I was hoping that my trip down to Athens would allow me two visits in a row when I wasn't tear gassed and up till late in the afternoon of Tuesday it seemed that was exactly what was going to happen. Despite the massive crowds that turned up in Syntagma Square to mark the visit of German chancellor, Angela Merkel the mood of the people was peaceful if not calm.
Despite draconian security measures which included a ban on any form of gathering or assembly along the planned route from Athens airport to the centre between 60,000 and 80,000 turned up to voice their anger and frustration not only with EU - IMF imposed austerity but also their own corrupt government coalition.
As the day wore on groups of stone throwing youths started their ritualised attacks on the riot police units that had lined the square. It's hard to express the surrealistic nature if such clashes as they seem to serve little purpose with both sides acting out a pre-arranged script which they've failed to share with the rest of us. To add to the sense of the unreal the small army of photographers and camera operators present gave the scene the feel of some alternative sports match.
Of course, the tear gas and the chunks of marble which often filled the air were real enough and at one point I was forced to retreat as I had not brought any protection. Fearing the possibility that I'd be stopped by the police I'd left my gas mask at home rather than face a day in police custody while they checked out my ID.
At any point the police could have used their overwhelming force to clear the place in just a few minutes, but instead they chose to play a bizarre game of cat and mouse with masked protesters. Even when they managed to catch someone the crowds immediately swarmed around them hurling every kind of vile insult in the Greek language to show just what they thought of them.
True to form the Greek police managed to foul up their image once more, this time by using a woman detainee as a human shield against stone throwers in a narrow back street, an action which ensured the story went global.
Later on, like children bored of playing the same old game for hours on end the police entered Syntagma Square in force using batons, pepper spray and tear gas to clear the area, once gain using their doctrine of casual brutality in the name of restoring public order.
The same absurdist script was also playing out for the cameras in the streets behind parliament as Greek prime minister, Antonis Samaras and Angela Merkel strolled through the tree lined streets on the way to a joint press conference.

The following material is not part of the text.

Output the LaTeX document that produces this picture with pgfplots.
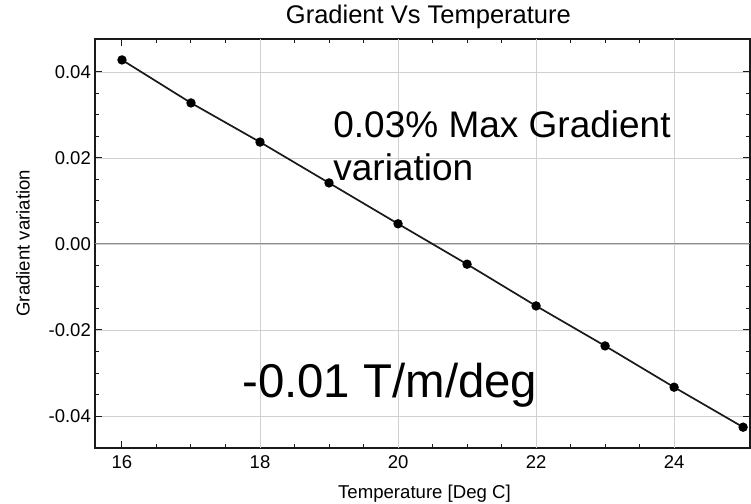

I assume the images were intended to show that contrary to foreign press reports the PM could walk freely in public without fear of attack.
What the TV pictures did not show were the seven water canons parked just up the road and 1000's of heavily armed riot police that separated the leaders from the seething demonstrator in Syntagma. With security measures as tight as these even Barack Obama could happily spend a carefree morning window shopping in down town Kabul or Baghdad.
It hard to fathom what was the point of the whole expensive exercise since Merkel said little of substance and merely repeated her position that Greece needed to stick to the terms of the bailout deal and press ahead with yet more tax hikes, public spending cuts and lay offs. Instead of strengthening Samaras's position within Greece's shaky coalition government, Merkel underlined just how little real power Greece's political leadership has in its negotiations with the EU/IMF/ECB troika.
On the other hand the hardware stores in Monestiraki which do a roaring trade in improvised gas masks and marble wholesalers who regular replace the smashed stone work in Syntagma had a great day.